-- Start --

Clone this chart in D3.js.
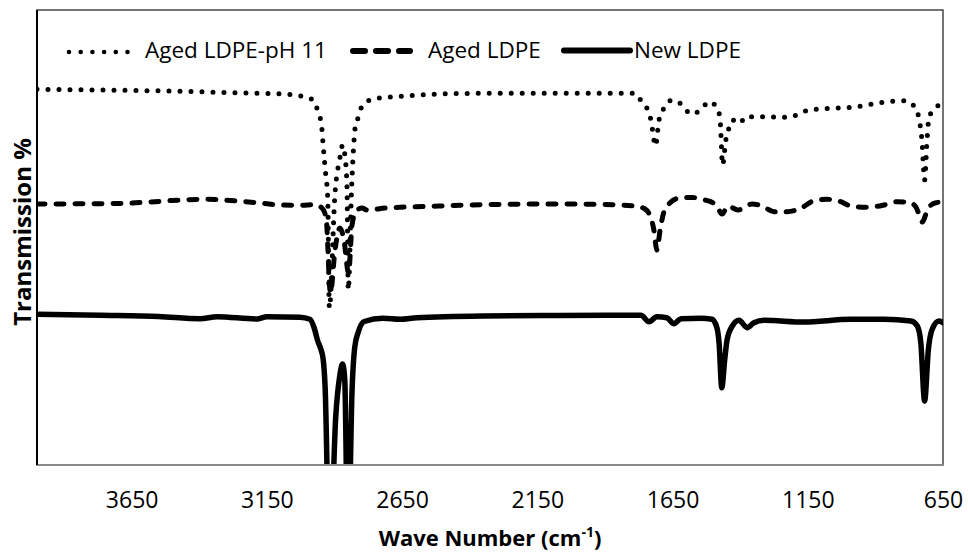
<!DOCTYPE html>
<html>
<head>
<meta charset="utf-8">
<script src="https://cdn.jsdelivr.net/npm/d3@7"></script>
<style>
  body { margin: 0; background: #fff; }
  svg { display: block; }
  text { font-family: "Open Sans", "Noto Sans", sans-serif; fill: #000; }
</style>
</head>
<body>
<svg id="chart" width="968" height="552"></svg>
<script>
// FTIR spectra, [wave number (cm-1), transmission (offset, a.u.)]
const seriesNames = ["Aged LDPE-pH 11", "Aged LDPE", "New LDPE"];
const xTicks = [3650, 3150, 2650, 2150, 1650, 1150, 650];

const agedPh11 = [
  [4000, 75.14], [3767, 75.0], [3519, 74.8], [3275, 74.46], [3090, 74.2],
  [3016, 73.66], [2980, 73.0], [2961, 70.66], [2948, 68.0], [2942, 64.0],
  [2933, 58.4], [2925, 53.4], [2919, 31.4], [2898, 54.4], [2880, 61.4],
  [2870, 64.0], [2861, 61.6], [2854, 56.0], [2849, 35.0], [2837, 55.0],
  [2830, 63.0], [2824, 67.34], [2812, 69.54], [2799, 71.66], [2762, 73.14],
  [2720, 73.46], [2362, 74.34], [1789, 74.34], [1768, 73.0], [1743, 71.14],
  [1730, 69.0], [1713, 63.8], [1700, 69.0], [1682, 71.34], [1651, 73.0],
  [1614, 72.0], [1583, 70.2], [1546, 71.0], [1515, 72.66], [1484, 71.34],
  [1474, 69.0], [1465, 60.0], [1453, 65.0], [1441, 67.46], [1429, 69.0],
  [1411, 68.66], [1401, 68.34], [1380, 69.66], [1312, 69.66], [1232, 69.54],
  [1189, 70.0], [1145, 71.0], [1059, 71.34], [967, 71.66], [880, 72.46],
  [792, 72.86], [757, 71.8], [739, 69.34], [728, 65.0], [718, 57.0],
  [709, 65.0], [702, 69.34], [677, 71.54], [650, 72.2]
];

const agedLdpe = [
  [4000, 52.2], [3704, 52.3], [3582, 52.6], [3501, 52.9], [3379, 53.14],
  [3286, 52.9], [3194, 52.5], [3101, 52.0], [3028, 51.94], [2972, 52.06],
  [2946, 51.4], [2931, 49.4], [2915, 34.4], [2898, 43.0], [2880, 47.4],
  [2865, 45.0], [2848, 38.4], [2835, 48.0], [2820, 50.8], [2798, 51.4],
  [2780, 51.0], [2710, 51.4], [2562, 51.7], [2399, 52.0], [2103, 52.2],
  [1907, 52.1], [1789, 51.8], [1752, 51.2], [1733, 49.8], [1719, 47.0],
  [1708, 43.0], [1696, 47.0], [1682, 50.6], [1660, 52.4], [1623, 53.4],
  [1578, 53.5], [1530, 53.0], [1489, 52.0], [1467, 50.2], [1445, 51.8],
  [1408, 51.0], [1356, 52.2], [1319, 51.8], [1275, 50.66], [1226, 50.66],
  [1176, 51.34], [1127, 52.86], [1078, 53.14], [1028, 52.66], [991, 51.8],
  [930, 51.54], [868, 52.0], [819, 52.66], [776, 52.54], [751, 51.66],
  [739, 50.2], [726, 48.6], [713, 50.2], [698, 51.8], [676, 52.46], [650, 52.6]
];

const newLdpe = [
  [4000, 30.14], [3767, 29.94], [3550, 29.7], [3397, 29.26], [3334, 29.66],
  [3187, 29.2], [3150, 29.66], [3028, 29.54], [2991, 29.14], [2975, 27.4],
  [2962, 24.8], [2952, 23.4], [2942, 21.2], [2935, 16.0], [2918, -19.0],
  [2895, 10.0], [2880, 18.0], [2870, 20.2], [2862, 17.0], [2850, -19.0],
  [2835, 15.0], [2825, 23.6], [2812, 26.6], [2790, 28.7], [2721, 29.34],
  [2658, 29.14], [2595, 29.46], [2347, 29.8], [2066, 29.9], [1767, 29.94],
  [1737, 28.66], [1708, 29.66], [1671, 29.46], [1645, 28.26], [1619, 29.26],
  [1545, 29.34], [1504, 29.14], [1486, 27.46], [1478, 24.46], [1468, 15.46],
  [1457, 21.14], [1448, 25.14], [1429, 27.8], [1404, 28.94], [1374, 27.46],
  [1349, 28.46], [1312, 28.94], [1164, 28.6], [991, 29.14], [868, 29.14],
  [769, 28.8], [745, 27.8], [732, 24.46], [718, 12.8], [704, 23.14],
  [690, 27.14], [665, 28.8], [650, 28.46]
];

const svg = d3.select("#chart");
const plot = { left: 37, right: 943, top: 10, bottom: 465 };

const x = d3.scaleLinear().domain([4000, 650]).range([plot.left, plot.right]);
const y = d3.scaleLinear().domain([0, 91]).range([plot.bottom, plot.top]);

svg.append("defs").append("clipPath").attr("id", "plot-clip")
  .append("rect")
  .attr("x", plot.left).attr("y", plot.top)
  .attr("width", plot.right - plot.left).attr("height", plot.bottom - plot.top);

// plot area frame
svg.append("rect")
  .attr("x", plot.left).attr("y", plot.top)
  .attr("width", plot.right - plot.left).attr("height", plot.bottom - plot.top)
  .attr("fill", "none").attr("stroke", "#3a3a3a").attr("stroke-width", 1.4);

const line = d3.line()
  .x(d => x(d[0]))
  .y(d => y(d[1]))
  .curve(d3.curveMonotoneX);

const styles = [
  { data: agedPh11, width: 5, dash: "0 11" },
  { data: agedLdpe, width: 5, dash: "8 11" },
  { data: newLdpe, width: 5.5, dash: null }
];

const lines = svg.append("g").attr("clip-path", "url(#plot-clip)");
styles.forEach(s => {
  lines.append("path")
    .datum(s.data)
    .attr("d", line)
    .attr("fill", "none")
    .attr("stroke", "#000")
    .attr("stroke-width", s.width)
    .attr("stroke-linecap", "round")
    .attr("stroke-linejoin", "round")
    .attr("stroke-dasharray", s.dash);
});

// axes
svg.append("line")
  .attr("x1", plot.left).attr("x2", plot.right)
  .attr("y1", plot.bottom).attr("y2", plot.bottom)
  .attr("stroke", "#8a8a8a").attr("stroke-width", 2);
svg.append("line")
  .attr("x1", plot.left).attr("x2", plot.left)
  .attr("y1", plot.top).attr("y2", plot.bottom)
  .attr("stroke", "#000").attr("stroke-width", 2);

const xAxis = svg.append("g")
  .attr("transform", `translate(0,${plot.bottom})`)
  .call(d3.axisBottom(x).tickValues(xTicks).tickSize(0).tickFormat(d3.format("d")));
xAxis.select(".domain").remove();
xAxis.selectAll("text")
  .attr("y", 43).attr("dy", 0)
  .style("font-family", "'Open Sans', sans-serif")
  .style("font-size", "23px")
  .attr("fill", "#000");

// axis titles
const xTitle = svg.append("text")
  .attr("x", (plot.left + plot.right) / 2).attr("y", 546)
  .attr("text-anchor", "middle")
  .style("font-size", "22px").style("font-weight", "bold");
xTitle.append("tspan").text("Wave Number (cm");
xTitle.append("tspan").text("-1").style("font-size", "14px").attr("dy", -9);
xTitle.append("tspan").text(")").attr("dy", 9);

svg.append("text")
  .attr("transform", "translate(31,232) rotate(-90)")
  .attr("text-anchor", "middle")
  .style("font-size", "24px").style("font-weight", "bold")
  .text("Transmission %");

// legend
const legendItems = [
  { name: seriesNames[0], x1: 69, x2: 128, yy: 52, width: 4.6, dash: "0 11.7", tx: 145 },
  { name: seriesNames[1], x1: 353, x2: 410, yy: 51, width: 6, dash: "12 11", tx: 428 },
  { name: seriesNames[2], x1: 564, x2: 630, yy: 50.5, width: 6, dash: null, tx: 634 }
];
const legend = svg.append("g");
legendItems.forEach(it => {
  legend.append("line")
    .attr("x1", it.x1).attr("x2", it.x2)
    .attr("y1", it.yy).attr("y2", it.yy)
    .attr("stroke", "#000").attr("stroke-width", it.width)
    .attr("stroke-linecap", "round")
    .attr("stroke-dasharray", it.dash);
  legend.append("text")
    .attr("x", it.tx).attr("y", 58)
    .style("font-size", "22.5px")
    .text(it.name);
});
</script>
</body>
</html>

-- End --

Take the lines from the start of the material to the line with "const xTicks = [3650, 3150, 2650, 2150, 1650, 1150, 650];", both included, and transcribe them exactly without the pictures.

Clone this chart in D3.js.
<!DOCTYPE html>
<html>
<head>
<meta charset="utf-8">
<script src="https://cdn.jsdelivr.net/npm/d3@7"></script>
<style>
  body { margin: 0; background: #fff; }
  svg { display: block; }
  text { font-family: "Open Sans", "Noto Sans", sans-serif; fill: #000; }
</style>
</head>
<body>
<svg id="chart" width="968" height="552"></svg>
<script>
// FTIR spectra, [wave number (cm-1), transmission (offset, a.u.)]
const seriesNames = ["Aged LDPE-pH 11", "Aged LDPE", "New LDPE"];
const xTicks = [3650, 3150, 2650, 2150, 1650, 1150, 650];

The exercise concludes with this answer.